Argentina Don’ts

  • Do not make the ‘OK’ sign or give a ‘thumbs up’, which are considered vulgar.
  • Do not be offended by Argentines’ open, blunt and direct expressive communication style. That’s just the way they are!
  • Do not be offended by Argentine humour which can sometimes be insulting, such as poking fun at your appearance, weight, or attire.
  • Do not show up on time to someone’s house for a party in Argentina which is considered rude. Be there 30 to 60 minutes late or even 2 to 3 hours late is normal.
  • Do not eat on the street or on public transportation.
  • Do not head to a bar until 11.30 pm. The nightlife in Buenos Aires is considered to be among the best in the world.  It’s the city that never sleeps.
  • Do not pour wine for others. There is a ritual associated with pouring wine in Argentina.
  • Do not expect all banks to cash traveller’s checks. Cash them at your hotel.
  • Do not talk about sensitive topics about their relationship with the USA, Brazil or Great Britain, which could evoke strong reactions. Nor discuss the politics or religion.
  • Do not yawn which is considered rude.

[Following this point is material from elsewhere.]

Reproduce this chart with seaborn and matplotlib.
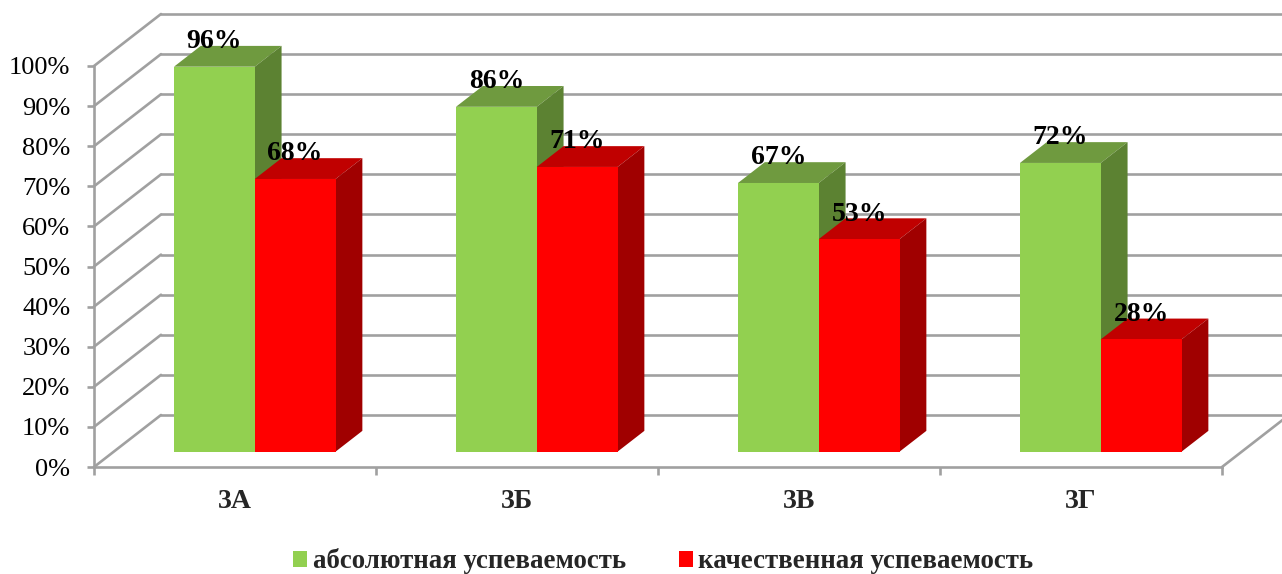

Try to cover your mouth at the very least.
  • Do not extend the pinky and index finger while bending the middle and ring finger which means one’s wife is cheating on them.

 

Argentina Do’s

  • Do expect a kiss on the cheek for greeting, which is typical greeting form in Argentina, even to a total stranger. The meeting ends with a kiss and a “ciao”.
  • Do dress conservative and modest if you want to blend in. Argentina is a very fashion conscious country. Avoid flip-flops.
  • Do expect a late dinner in Argentina.  People will usually have dinner at 9pm or 10pm.
  • Do tip 10% at restaurants and one peso per bag to hotel porters.
  • Do bring a gift for your hosts, such as flowers, candy, pastries, chocolate, or imported liquor. If receive a gift, open it right away and show your gratitude.
  • Do show up between thirty to sixty minutes late if invited to a party.  Showing up on time is considered impolite!
  • Do try yerba mate, which is a national drink and a cultural ritual as well. The mate is passed clockwise and shared as a sign of friendship and acceptance.
  • Do have a coffee at the famous Cafe Tortoni in Buenos Aires which is patronized by celebrities since 1858.
  • Do learn to dance the tango or at least watch others dance it. Dress nicely, no jeans, sneakers, or other casual attire.
  • Do carry enough one and five-peso notes, as few stores have change for bills over 20, as one and five cent pieces are not in circulation, and taxis never have change for anything over a 10.
  • Do go to the post office to mail letters or postcards, not the mail box. And do not mail things that are important as the Argentine postal service is unreliable.